We were proud first, honest next, and after that we believed in right and wrong. None of us would take advantage of anybody in the world, let alone steal.

Mourad, who is considered to be “crazy” by his clan, has an uncanny way with animals. He relates to them with caring and understanding. As a result, when he takes the horse, it is well exercised and thrives. In his mind, he is not stealing the horse, he is caring for it.

John Byro, the horse’s rightful owner, has a suspicion about the boys having the horse and pays a visit to Aram’s home. He was a lonely man who befriended the family. He understands their virtuous, honorable existence, but also knows the boys have his horse. He hints to the adults but does not accuse the boys of stealing. When Byro and the boys run into each other, the boys have the horse. Byro knowingly examines the horse but does not accuse the boys of stealing it. He allows the boys to return the horse without asking any questions.

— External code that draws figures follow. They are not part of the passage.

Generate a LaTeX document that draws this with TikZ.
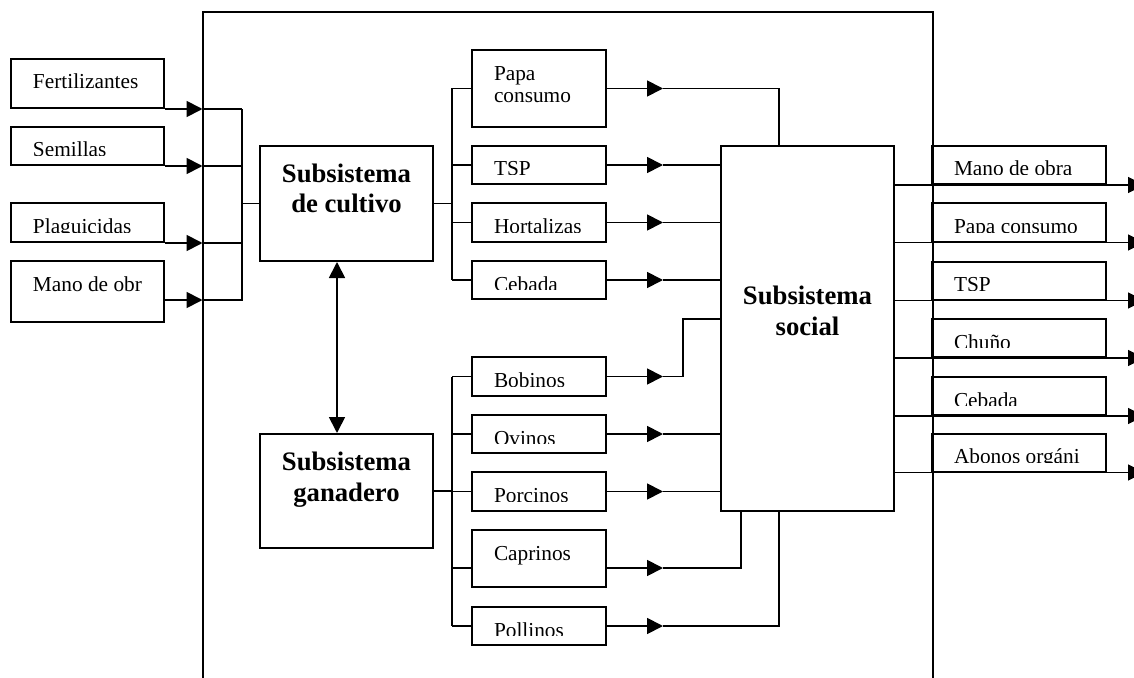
\documentclass[tikz,border=0pt]{standalone}
\usepackage{fontspec}
\setmainfont{Liberation Serif}
\usetikzlibrary{arrows.meta, positioning, calc}
\newcommand{\boxfont}{\fontsize{21.4}{23}\selectfont}
\newcommand{\subsysfont}{\fontsize{26.8}{31}\selectfont\bfseries}

\begin{document}
\begin{tikzpicture}[x=1bp, y=-1bp,
  inbox/.style={draw, line width=2bp, inner sep=0pt, minimum width=153bp},
  midbox/.style={draw, line width=2bp, inner sep=0pt, minimum width=134bp},
  outbox/.style={draw, line width=2bp, inner sep=0pt, minimum width=174bp, minimum height=38bp},
  subbox/.style={draw, line width=2bp, inner sep=0pt, minimum width=173bp},
  plain/.style={draw=none, inner sep=0pt, minimum width=0pt, minimum height=0pt},
  cutat/.style 2 args={path picture={
    \clip ([yshift=9.5bp]path picture bounding box.south west) rectangle (path picture bounding box.north east);
    \node[plain, anchor=base west, align=left, font=\boxfont] at ([shift={(21bp,-#1)}]path picture bounding box.north west) {#2};}},
  cut/.style={cutat={30bp}{#1}},
  subtext/.style 2 args={path picture={
    \node[plain, anchor=base, align=center, font=\subsysfont] at ([yshift=-#1]path picture bounding box.north) {#2};}},
  arr/.style={-{Triangle[length=16bp, width=16bp]}, line width=1.8bp},
  arrboth/.style={{Triangle[length=16bp, width=16bp]}-{Triangle[length=16bp, width=16bp]}, line width=1.8bp},
  link/.style={line width=1.8bp},
  frame/.style={line width=2bp}
]
  \useasboundingbox (0,0) rectangle (1134,678);
  \clip (0,0) rectangle (1134,678);

  % system border, open at the bottom
  \coordinate (sysTL) at (202.5,12);
  \coordinate (sysTR) at (932.5,12);
  \coordinate (sysBL) at (202.5,690);
  \coordinate (sysBR) at (932.5,690);
  \draw[frame] (sysBL) -- (sysTL) -- (sysTR) -- (sysBR);

  % inputs
  \node[inbox, minimum height=49bp, cut={Fertilizantes}] (fert) at (87.5,83.5) {};
  \node[inbox, minimum height=38bp, cut={Semillas}] (semi) at (87.5,146) {};
  \node[inbox, minimum height=39bp, cut={Plaguicidas}] (plag) at (87.5,222.5) {};
  \node[inbox, minimum height=61bp, cut={Mano de obr}] (mano) at (87.5,291.5) {};

  % subsystems
  \node[subbox, minimum height=115bp, subtext={67bp}{Subsistema\\de cultivo}] (cultivo) at (346.5,203.5) {};
  \node[subbox, minimum height=114bp, subtext={67bp}{Subsistema\\ganadero}] (ganadero) at (346.5,491) {};
  \node[subbox, minimum height=365bp, subtext={189bp}{Subsistema\\social}] (social) at (807.5,328.5) {};

  % crop products
  \node[midbox, minimum height=77bp, cutat={53bp}{Papa\\consumo}] (papa) at (539,88.5) {};
  \node[midbox, minimum height=38bp, cut={TSP}] (tsp) at (539,165) {};
  \node[midbox, minimum height=39bp, cut={Hortalizas}] (hort) at (539,222.5) {};
  \node[midbox, minimum height=38bp, cut={Cebada}] (ceba) at (539,280) {};

  % livestock
  \node[midbox, minimum height=39bp, cut={Bobinos}] (bobi) at (539,376.5) {};
  \node[midbox, minimum height=38bp, cut={Ovinos}] (ovin) at (539,434) {};
  \node[midbox, minimum height=39bp, cut={Porcinos}] (porc) at (539,491.5) {};
  \node[midbox, minimum height=57bp, cut={Caprinos}] (capr) at (539,558.5) {};
  \node[midbox, minimum height=38bp, cut={Pollinos}] (poll) at (539,626) {};

  % outputs
  \node[outbox, cut={Mano de obra}] (o1) at (1019,165) {};
  \node[outbox, cut={Papa consumo}] (o2) at (1019,222.5) {};
  \node[outbox, cut={TSP}] (o3) at (1019,280.5) {};
  \node[outbox, cut={Chuño}] (o4) at (1019,338) {};
  \node[outbox, cut={Cebada}] (o5) at (1019,396) {};
  \node[outbox, cut={Abonos orgáni}] (o6) at (1019,452.5) {};

  \coordinate (wall) at (202.5,0);
  \coordinate (busL) at (242,0);
  \coordinate (busC) at (452,0);
  \coordinate (tip) at (663,0);
  \coordinate (jog) at (683,0);
  \coordinate (edge) at (1144,0);

  % inputs into the crop subsystem
  \foreach \n in {fert,semi,plag} {
    \draw[arr] (\n.south east) -- (\n.south east -| wall);
    \draw[link] (\n.south east -| wall) -- (\n.south east -| busL);
  }
  \draw[arr] ([yshift=-8.5bp]mano.east) -- ([yshift=-8.5bp]mano.east -| wall);
  \draw[link] ([yshift=-8.5bp]mano.east -| wall) -- ([yshift=-8.5bp]mano.east -| busL) -- (fert.south east -| busL);
  \draw[link] (cultivo.west) -- (cultivo.west -| busL);

  \draw[arrboth] ([xshift=-9.5bp]cultivo.south) -- ([xshift=-9.5bp]ganadero.north);

  % branches
  \draw[link] (cultivo.east) -- (cultivo.east -| busC);
  \draw[link] (papa.west -| busC) -- (ceba.west -| busC);
  \foreach \n in {papa,tsp,hort,ceba} \draw[link] (\n.west -| busC) -- (\n.west);
  \draw[link] (ganadero.east) -- (ganadero.east -| busC);
  \draw[link] (bobi.west -| busC) -- (poll.west -| busC);
  \foreach \n in {bobi,ovin,porc,poll} \draw[link] (\n.west -| busC) -- (\n.west);
  \draw[link] ([yshift=-9.5bp]capr.west -| busC) -- ([yshift=-9.5bp]capr.west);

  % into the social subsystem
  \foreach \n in {papa,tsp,hort,ceba,bobi,ovin,porc,poll} \draw[arr] (\n.east) -- (\n.east -| tip);
  \draw[arr] ([yshift=-9.5bp]capr.east) -- ([yshift=-9.5bp]capr.east -| tip);
  \draw[link] (papa.east -| tip) -| ([xshift=-28.5bp]social.north);
  \foreach \n in {tsp,hort,ceba,ovin,porc} \draw[link] (\n.east -| tip) -- (\n.east -| social.west);
  \draw[link] (bobi.east -| tip) -- (bobi.east -| jog) |- ([yshift=9.5bp]social.west);
  \draw[link] ([yshift=-9.5bp]capr.east -| tip) -| ([xshift=-66.5bp]social.south);
  \draw[link] (poll.east -| tip) -| ([xshift=-28.5bp]social.south);

  % outputs
  \foreach \n in {o1,o2,o3,o4,o5,o6} \draw[arr] (social.east |- \n.south) -- (\n.south -| edge);
\end{tikzpicture}
\end{document}
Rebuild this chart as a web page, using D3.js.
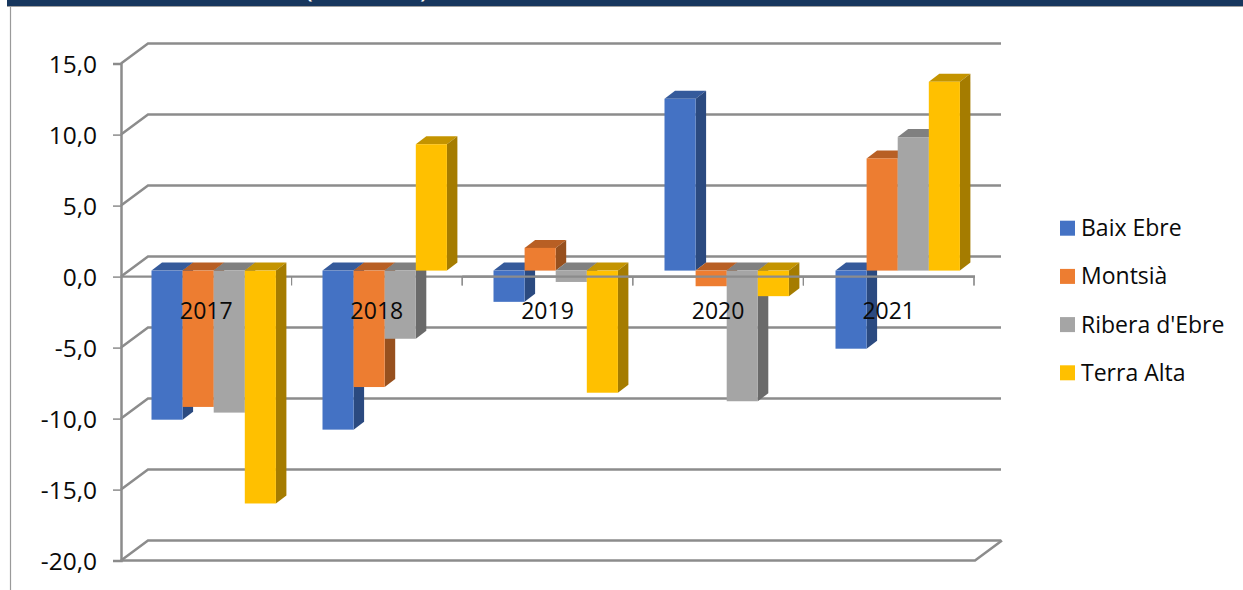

Early the following morning we took the horse to John Byro's vineyard and put it in the barn. The dogs followed us around without making a sound.

The dogs, I whispered to my cousin Mourad. I thought they would bark.

They would at somebody else, he said. I have a way with dogs.

Again, Byro visits Aram’s house, this time with his horse pulling his surrey. His actions allow the boys to maintain their honor. John Byro appreciates the horse being a healthy specimen when he is returned. 

I do not know what to think, he said. The horse is stronger than ever. Better-tempered, too. I thank God.

The boys learned a lesson in respect and John Byro is able to maintain his friendship with the family.